Soldados das forças governamentais do Sudão do Sul cometeram abusos em massa contra civis durante operações militares contra os rebeldes no estado de Yei River, denunciou hoje a organização Human Rights Watch (HRW).
Segundo a HRW, entre dezembro de 2018 e março de 2019, soldados alvejaram civis, saquearam e queimaram casas e plantações e perseguiram e expulsaram milhares de residentes das suas aldeias. A organização documentou igualmente violações e violência sexual praticada pelos membros das forças governamentais.
"Os civis estão a ser perseguidos, mortos e violados, durante as operações do Governo para tentar expulsar os rebeldes do estado de Yei River", disse Jehanne Henry, diretora associada da HRW para África. "Todas as partes precisam de parar com os crimes contra civis e assegurar a responsabilização [dos autores], enquanto o Governo tem de ajudar as pessoas a recuperarem as suas casas e os seus meios de subsistência", acrescentou.
Entre 14 e 21 de março, a Human Rights Watch entrevistou 72 pessoas deslocadas no estado de Yei River, que afirmaram ter testemunhado operações do Governo em várias povoações nos distritos de Mukaya e Otogo. Os investigadores falaram também como monitores do cessar-fogo, trabalhadores de organizações humanitárias, funcionários das Nações Unidas e oficiais do Governo, incluindo o governador do Estado.
As partes em conflito no Sudão do Sul assinaram, em setembro de 2018, um acordo de paz "revitalizado" baseado no compromisso falhado de 2015, mas o conflito mantém-se, sobretudo no estado de Yei River, onde a Frente de Salvação Nacional, um grupo armado formado em 2017, continua a combater as forças governamentais.
Os signatários acordaram a criação de um Governo de Transição de Unidade Nacional, prevista para 12 de maio, mas, entretanto, adiada para 12 de novembro. A HRW denunciou também ataques a civis por parte dos grupos rebeldes, que têm impedido também os funcionários das organizações humanitárias de prestarem apoio às populações. Tanto a Frente de Salvação Nacional como o Movimento de Libertação do Povo do Sudão (SPLM, na sigla em inglês) sequestraram dezenas de civis entre outubro e dezembro, segundo fontes consideradas credíveis pela HRW.

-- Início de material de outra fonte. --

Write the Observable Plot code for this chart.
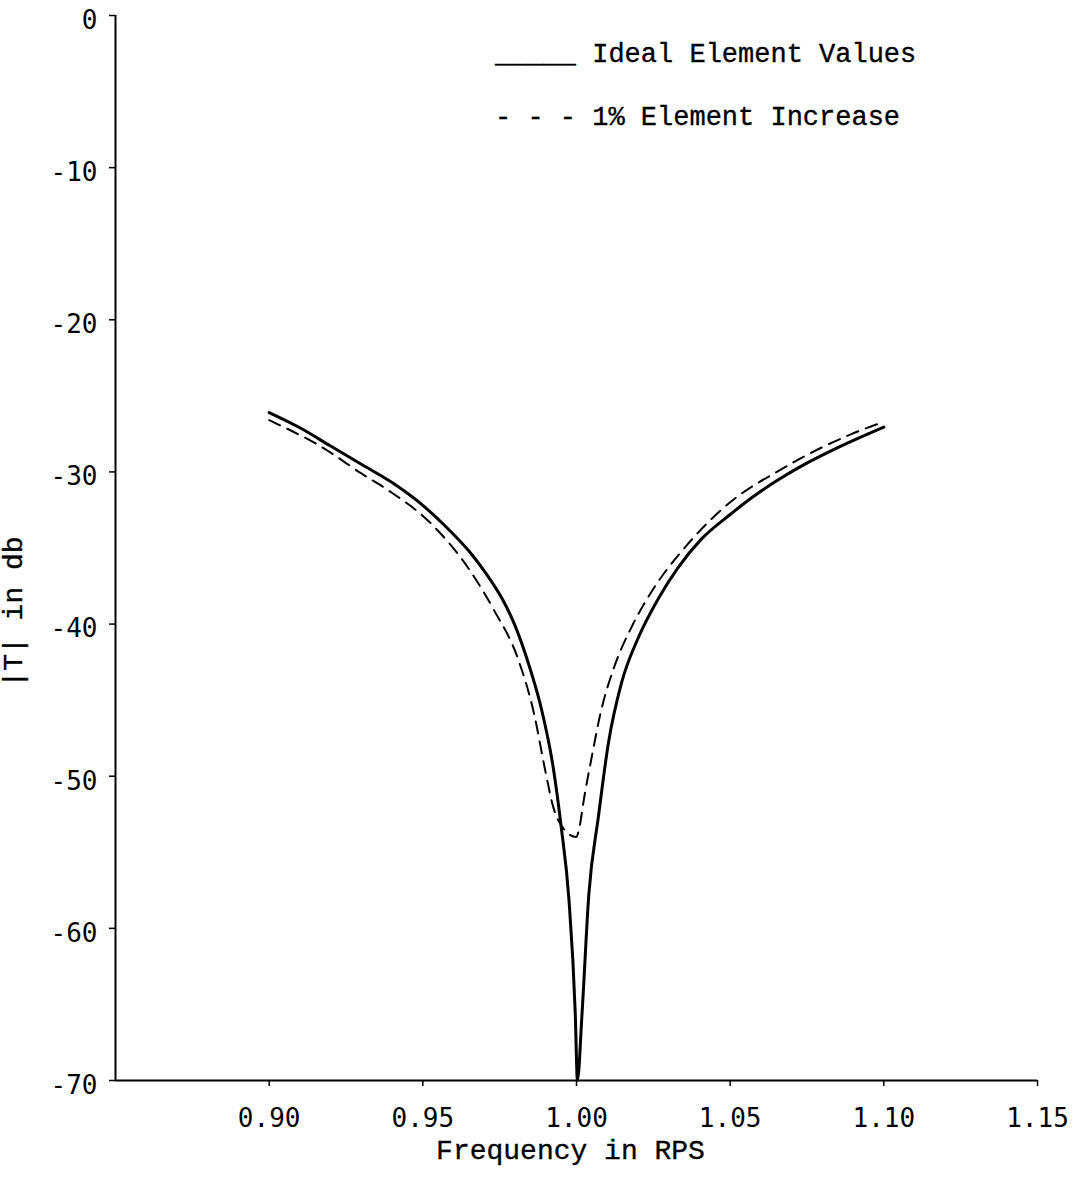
<!DOCTYPE html>
<html><head><meta charset="utf-8">
<script src="https://cdn.jsdelivr.net/npm/d3@7"></script>
<script src="https://cdn.jsdelivr.net/npm/@observablehq/plot@0.6"></script>
<style>
body{margin:0;background:#fff}
#wrap{position:relative;width:1083px;height:1196px;background:#fff}
.leg{position:absolute;left:495px;font-family:"Liberation Mono",monospace;font-size:27px;-webkit-text-stroke:0.35px #000;white-space:pre;line-height:1;color:#000}
.ylab{position:absolute;left:15px;top:612px;transform:translate(-50%,-50%) rotate(-90deg);font-family:"Liberation Mono",monospace;font-size:28px;-webkit-text-stroke:0.35px #000;white-space:pre;line-height:1;color:#000}
</style>
</head><body><div id="wrap"></div>
<script>
// Axis settings
const xDomain = [0.85, 1.15];
const yDomain = [-70, 0];
const xTicks = [0.90, 0.95, 1.00, 1.05, 1.10, 1.15];
const yTicks = [0, -10, -20, -30, -40, -50, -60, -70];
const xLabel = "Frequency in RPS";
const yLabel = "|T| in db";
const seriesNames = ["Ideal Element Values", "1% Element Increase"];

// Ideal element values
const freqIdeal = [0.900,0.910,0.920,0.930,0.940,0.950,0.958,0.965,0.971,0.976,0.980,0.985,0.9885,0.9924,0.995,0.9975,0.9996,1.0003,1.0018,1.0040,1.0071,1.0104,1.0146,1.0201,1.0267,1.0330,1.0407,1.050,1.057,1.065,1.0733,1.085,1.100];
const dbIdeal   = [-26.1,-27.1,-28.3,-29.5,-30.7,-32.2,-33.7,-35.2,-36.8,-38.4,-40.1,-43.0,-45.5,-49.4,-53.3,-58.0,-65.6,-70.0,-65.6,-57.8,-52.7,-47.8,-43.9,-40.9,-38.3,-36.3,-34.4,-32.8,-31.7,-30.6,-29.6,-28.4,-27.05];

// 1% element increase
const freqIncrease = [0.900,0.9178,0.930,0.9387,0.9527,0.9647,0.9732,0.981,0.9862,0.990,0.9924,0.996,0.9999,1.0009,1.0025,1.0048,1.008,1.0123,1.0179,1.0234,1.0364,1.0482,1.0677,1.0896,1.100];
const dbIncrease   = [-26.6,-28.45,-30.1,-31.2,-33.4,-36.3,-39.1,-42.3,-45.9,-49.8,-52.0,-53.5,-54.0,-53.4,-51.4,-48.9,-45.7,-42.8,-40.2,-38.2,-34.7,-32.3,-29.7,-27.5,-26.7];

const ideal = freqIdeal.map((f,i)=>({f, db: dbIdeal[i]}));
const increase = freqIncrease.map((f,i)=>({f, db: dbIncrease[i]}));

const tickFont = "DejaVu Sans Mono, monospace";
const labelFont = "Liberation Mono, monospace";

const chart = Plot.plot({
  width: 1083,
  height: 1196,
  marginLeft: 115,
  marginRight: 46,
  marginTop: 15,
  marginBottom: 116,
  style: {fontFamily: tickFont, fontSize: "26px", color: "#000", background: "#fff"},
  x: {domain: xDomain},
  y: {domain: yDomain},
  marks: [
    Plot.axisX({ticks: xTicks, tickFormat: d => d.toFixed(2), tickSize: 6, tickPadding: 22, label: null, fontSize: 26, strokeWidth: 1.5}),
    Plot.axisY({ticks: yTicks, tickFormat: () => "", tickSize: 6, label: null, strokeWidth: 1.5}),
    Plot.text(yTicks, {x: () => xDomain[0], y: d => d, text: d => String(d), textAnchor: "end", dx: -18, dy: 5, fontSize: 26, fontFamily: tickFont}),
    Plot.ruleX([xDomain[0]], {strokeWidth: 2}),
    Plot.ruleY([yDomain[0]], {strokeWidth: 2}),
    Plot.line(ideal, {x: "f", y: "db", stroke: "#000", strokeWidth: 3, curve: "monotone-x"}),
    Plot.line(increase, {x: "f", y: "db", stroke: "#000", strokeWidth: 2, strokeDasharray: "12,8", curve: "monotone-x"}),
    Plot.text([xLabel], {frameAnchor: "bottom", dy: 70, dx: -6, fontFamily: labelFont, fontSize: 28, stroke: "#000", strokeWidth: 0.35, fill: "#000", lineAnchor: "middle"})
  ]
});
const wrap = document.getElementById("wrap");
wrap.appendChild(chart);
const l1 = document.createElement("div");
l1.className = "leg"; l1.style.top = "42px";
l1.textContent = "_____ " + seriesNames[0];
const l2 = document.createElement("div");
l2.className = "leg"; l2.style.top = "105px";
l2.textContent = "- - - " + seriesNames[1];
const yl = document.createElement("div");
yl.className = "ylab"; yl.textContent = yLabel;
wrap.appendChild(l1); wrap.appendChild(l2); wrap.appendChild(yl);
</script>
</body></html>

As operações das forças do Governo contra os rebeldes começaram em dezembro em zonas de Yei, Lujulo, Morobo, Mukaya, Otogo, e Mugwo, levando mais de 9 mil pessoas a refugiarem-se na cidade de Yei e outras 5 mil na vizinha República Democrática do Congo.
No início de março, as operações causaram mais 1400 deslocados no interior do Estado de Yei, segundo dados a agência das Nações Unidas para os Refugiados (ACNUR). De acordo com os relatos, os soldados rodeavam e entravam nas aldeias à procura de rebeldes, atacavam civis, detinham alguns, disparavam para o ar ou contra animais, e depois saqueavam, destruíam e queimavam as casas, forçando toda a gente a fugir.

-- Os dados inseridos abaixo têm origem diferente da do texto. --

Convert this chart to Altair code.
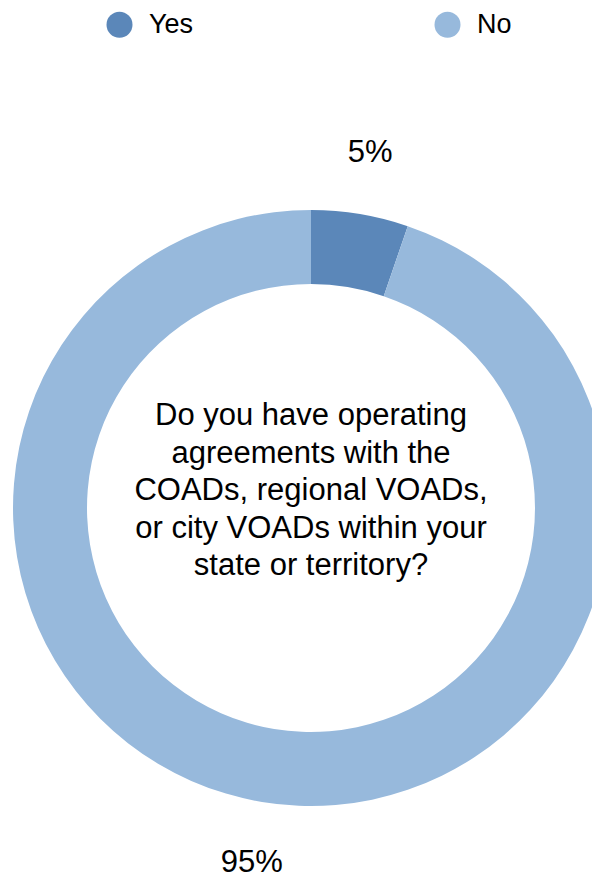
import altair as alt
import pandas as pd

answers = ["Yes", "No"]
counts = [1, 18]
pct_labels = ["5%", "95%"]
order_idx = [0, 1]
colors = ["#5b87b9", "#97b9dc"]
question_lines = [
    "Do you have operating",
    "agreements with the",
    "COADs, regional VOADs,",
    "or city VOADs within your",
    "state or territory?",
]

df = pd.DataFrame({"answer": answers, "count": counts, "label": pct_labels, "idx": order_idx})

FONT = "Liberation Sans"
CX, CY = 303, 500

base = alt.Chart(df).encode(
    theta=alt.Theta("count:Q", stack=True),
    order=alt.Order("idx:Q"),
)

color = alt.Color(
    "answer:N",
    scale=alt.Scale(domain=answers, range=colors),
    legend=alt.Legend(
        title=None,
        orient="none",
        direction="horizontal",
        legendX=98,
        legendY=3,
        padding=0,
        symbolType="circle",
        symbolSize=676,
        symbolStrokeWidth=0,
        labelFontSize=27,
        labelFont=FONT,
        labelColor="#000000",
        labelOffset=16,
        columnPadding=240,
    ),
)

donut = base.mark_arc(outerRadius=298, innerRadius=224, stroke=None).encode(
    color=color,
    x=alt.value(CX),
    y=alt.value(CY),
)

labels = base.mark_text(
    radius=360, fontSize=31, font=FONT, color="#000000", align="center", baseline="middle"
).encode(
    text="label:N",
    x=alt.value(CX),
    y=alt.value(CY),
)

center = alt.Chart(pd.DataFrame({"q": [0]})).mark_text(
    fontSize=31, font=FONT, color="#000000", align="center", baseline="middle", lineHeight=37.5
).encode(
    text=alt.value(question_lines),
    x=alt.value(CX),
    y=alt.value(408),
)

chart = (
    alt.layer(donut, labels, center)
    .properties(width=584, height=872, padding=0, autosize=alt.AutoSizeParams(type="none"))
    .configure_view(stroke=None)
)

chart.save("out.html", embed_options={"renderer": "svg", "actions": False})
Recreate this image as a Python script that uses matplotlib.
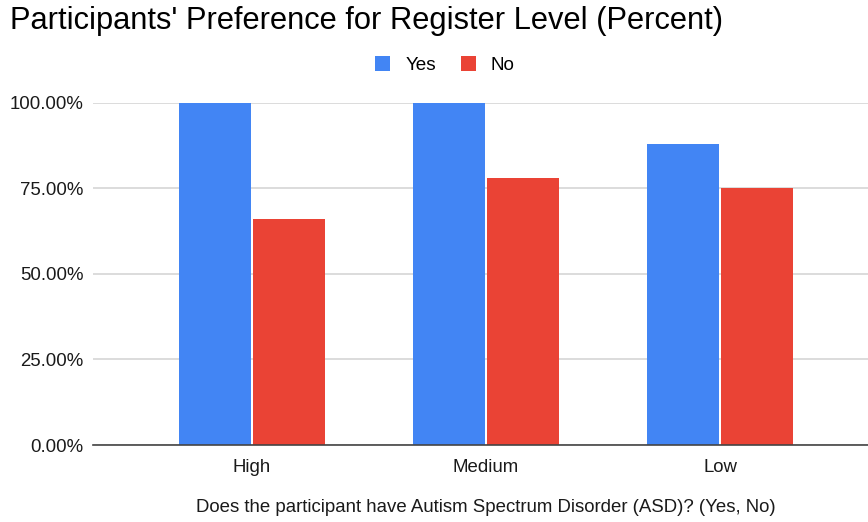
import numpy as np
import matplotlib.pyplot as plt
from matplotlib.ticker import FuncFormatter

plt.rcParams['font.family'] = ['Liberation Sans', 'DejaVu Sans']

categories = ['High', 'Medium', 'Low']
yes_vals = [100.0, 100.0, 88.0]
no_vals = [66.0, 78.0, 75.0]
yticks = [0, 25, 50, 75, 100]

W, H = 868, 522
fig = plt.figure(figsize=(W / 100, H / 100), dpi=100)

# axes box in pixel coords of the reference
left, right, top, bottom = 93, 868, 102.7, 445
ax = fig.add_axes([left / W, 1 - bottom / H, (right - left) / W, (bottom - top) / H])

ind = np.arange(len(categories))
width = 0.308
yes_rects = ax.bar(ind - 0.159, yes_vals, width, color='#4285F4', zorder=3)
no_rects = ax.bar(ind + 0.159, no_vals, width, color='#EA4335', zorder=3)

ax.set_xlim(-0.68, 2.632)
ax.set_ylim(0, 100)
ax.set_yticks(yticks)
ax.yaxis.set_major_formatter(FuncFormatter(lambda v, p: '%.2f%%' % v))
ax.set_xticks(ind)
ax.set_xticklabels(categories)

for s in ['top', 'right', 'left']:
    ax.spines[s].set_visible(False)
ax.spines['bottom'].set_color('#444444')
ax.spines['bottom'].set_linewidth(1.2)
ax.spines['bottom'].set_zorder(4)
ax.grid(axis='y', color='#d6d6d6', linewidth=1.2, zorder=0)
ax.tick_params(axis='both', length=0, labelsize=13.4, colors='#1a1a1a')
ax.tick_params(axis='x', pad=10)
ax.tick_params(axis='y', pad=7)

fig.text(10 / W, 1 - 21 / H, "Participants' Preference for Register Level (Percent)",
         fontsize=22.2, ha='left', va='center', color='#000000')
fig.text(486 / W, 1 - 508 / H,
         'Does the participant have Autism Spectrum Disorder (ASD)? (Yes, No)',
         fontsize=13.4, ha='center', va='center', color='#1a1a1a')

fig.legend((yes_rects[0], no_rects[0]), ('Yes', 'No'), loc='center',
           bbox_to_anchor=(445 / W, 1 - 65 / H), ncol=2, frameon=False,
           fontsize=13.6, handlelength=0.8, handleheight=0.8, columnspacing=1.3,
           handletextpad=0.8)

plt.savefig('out.png', dpi=100)
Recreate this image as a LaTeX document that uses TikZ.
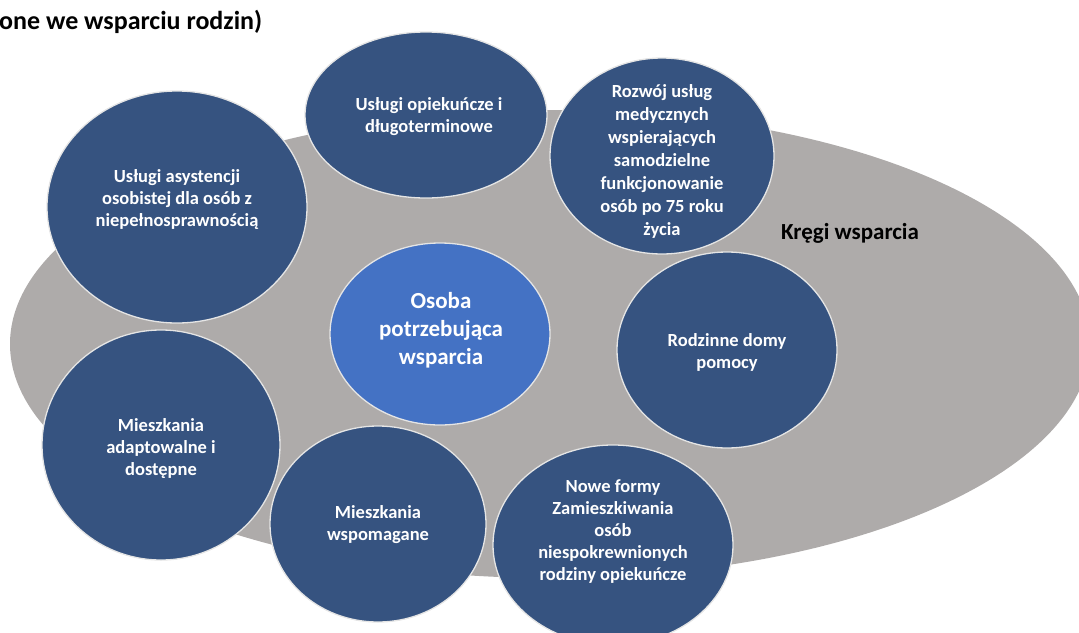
\documentclass[tikz,border=0pt]{standalone}
\usepackage{fontspec}
\setmainfont{Carlito}
\definecolor{szary}{RGB}{174,171,170}
\definecolor{granat}{RGB}{54,83,128}
\definecolor{niebieski}{RGB}{68,114,196}
\begin{document}
\begin{tikzpicture}[x=1pt,y=-1pt,
        kolo/.style={fill=granat,draw=white!90!black,line width=1.3pt},
        opis/.style={text=white,align=center,font=\bfseries\fontsize{18.5}{22}\selectfont}]
        \useasboundingbox (0,0) rectangle (1079,632);
        \clip (0,0) rectangle (1079,632);

        \fill[szary] (550,344) ellipse (540 and 234);

        \foreach \x/\y/\rx/\ry in {426/115/121/83, 177/207/130/116, 662/156/112/98,
                727/350/110/98, 161/445/119/115, 378/524/108/98, 613/545/120/100}
            {
                \draw[kolo] (\x,\y) ellipse [x radius=\rx, y radius=\ry];
            }
        \draw[kolo,fill=niebieski] (440,334) ellipse (110 and 91);

        \node (opiek) at (429,117)[opis]{Usługi opiekuńcze i\\długoterminowe};
        \node (asyst) at (177,200)[opis]{Usługi asystencji\\osobistej dla osób z\\niepełnosprawnością};
        \node (rozwoj) at (662,161)[opis,font=\bfseries\fontsize{18.5}{23}\selectfont]{Rozwój usług\\medycznych\\wspierających\\samodzielne\\funkcjonowanie\\osób po 75 roku\\życia};
        \node (osoba) at (441,330)[opis,font=\bfseries\fontsize{23}{28}\selectfont]{Osoba\\potrzebująca\\wsparcia};
        \node (domy) at (727,352)[opis]{Rodzinne domy\\pomocy};
        \node (adapt) at (161,449)[opis]{Mieszkania\\adaptowalne i\\dostępne};
        \node (wspom) at (378,525)[opis]{Mieszkania\\wspomagane};
        \node (nowe) at (613,532)[opis]{Nowe formy\\Zamieszkiwania\\osób\\niespokrewnionych\\rodziny opiekuńcze};

        \node (kregi) at (850,233)[font=\bfseries\fontsize{23}{28}\selectfont]{Kręgi wsparcia};
        \node (tytul) at (-1,29)[anchor=base west,inner sep=0pt,font=\bfseries\fontsize{26}{30}\selectfont]{one we wsparciu rodzin)};
    \end{tikzpicture}
\end{document}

As autoridades estatais de Yei River negaram a dimensão da deslocação de populações, pressionando as pessoas a regressarem a casa imediatamente, e desencorajaram as agências humanitárias a dar-lhes apoio. Ainda assim, milhares de pessoas continuam deslocadas em Yei, recusando arriscar o regresso às aldeias por receios de mais abusos.

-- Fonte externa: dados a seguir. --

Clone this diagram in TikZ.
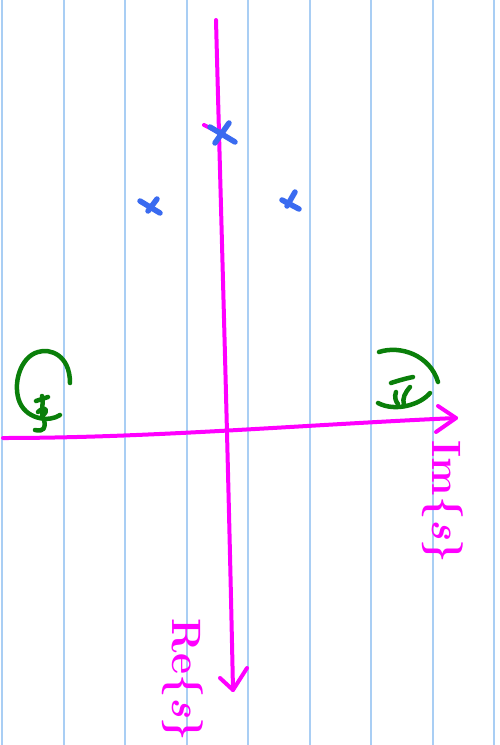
\documentclass[tikz,border=0pt]{standalone}
\usepackage{tikz}
\definecolor{gridblue}{HTML}{A9CEF4}
\definecolor{pen}{HTML}{FF00FF}
\definecolor{greenpen}{HTML}{0A7F0A}
\definecolor{bluepen}{HTML}{3A6BF0}
\tikzset{
  gridline/.style={gridblue,line width=1.6pt},
  axispen/.style={pen,line width=4pt,line cap=round,line join=round},
  greenstroke/.style={greenpen,line width=4.5pt,line cap=round,line join=round},
  pole/.style={bluepen,line width=5.5pt,line cap=round},
  axislabel/.style={pen,font=\fontsize{41}{41}\selectfont\bfseries,inner sep=0pt}
}
\begin{document}
\begin{tikzpicture}[x=1pt,y=-1pt]
\useasboundingbox (0,0) rectangle (500,745);
\fill[white] (0,0) rectangle (500,745);
% ruled paper lines
\foreach \gx in {2,64,125,187,248,310,371,433,494}
  \draw[gridline] (\gx,0) -- (\gx,745);
% axes
\coordinate (vtop) at (216,20);
\coordinate (vbot) at (233,690);
\coordinate (hleft) at (3,438);
\coordinate (hright) at (456,418);
\draw[axispen] (vtop) .. controls (222,250) and (228,450) .. (vbot);
\draw[axispen] (hleft) .. controls (150,438) and (300,425) .. (hright);
\draw[axispen] (438,406) -- (hright) -- (436,432);
\draw[axispen] (220,678) -- (vbot) -- (247,668);
% small stroke through top pole
\coordinate (s1) at (204,125);
\coordinate (s2) at (220,133);
\draw[axispen] (s1) -- (s2);
% poles
\draw[pole] (210,127) -- (235,142);
\draw[pole] (229,123) -- (215,143);
\draw[pole] (140,201) -- (160,213);
\draw[pole] (157,199) -- (148,211);
\draw[pole] (282,200) -- (299,209);
\draw[pole] (295,192) -- (287,206);
% green marks left
\draw[greenstroke] (70,383) .. controls (70,355) and (50,348) .. (38,352)
  .. controls (20,357) and (12,385) .. (20,403)
  .. controls (28,420) and (50,422) .. (60,415);
\draw[greenstroke] (36,401) -- (48,397);
\draw[greenstroke] (42,396) .. controls (44,405) and (40,412) .. (44,420)
  .. controls (46,428) and (44,432) .. (35,430);
\draw[greenstroke] (38,412) .. controls (45,405) and (50,410) .. (42,416);
% green marks right
\draw[greenstroke] (379,352) .. controls (400,345) and (430,355) .. (438,382);
\draw[greenstroke] (378,403) .. controls (395,412) and (420,405) .. (430,393);
\draw[greenstroke] (391,383) .. controls (400,380) and (408,378) .. (413,377);
\draw[greenstroke] (410,387) .. controls (405,393) and (402,398) .. (404,405);
\draw[greenstroke] (396,392) .. controls (394,397) and (396,402) .. (398,404);
% labels
\node[axislabel,rotate=-90] (imlabel) at (443,502) {Im\{\textit{s}\}};
\node[axislabel,rotate=-90] (relabel) at (183,680) {Re\{\textit{s}\}};
\end{tikzpicture}
\end{document}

O Governador de Yei River considerou que os soldados eram "por vezes indisciplinados", mas que os crimes não eram política governamental.
Em finais de março, semanas depois de se ter encontrado com representantes da Human Rights Watch, o governador apelou publicamente aos soldados para pararem de perseguir a população civil.
A HRW denuncia também a falta de progressos na criação de um tribunal, em parceria com a União Africana, para providenciar justiça para as vítimas dos abusos cometidos durante o conflito, sustentando que as autoridades do Sudão do Sul devem declarar com urgência o seu apoio a este tribunal. "A situação neste momento em Yei é calma, mas os abusos contra civis não foram abordados", disse Henry.
"As autoridades devem reconhecer o alcance dos abusos infligidos a civis, permitir justiça às vítimas e priorizar a ajuda aos necessitados", acrescentou.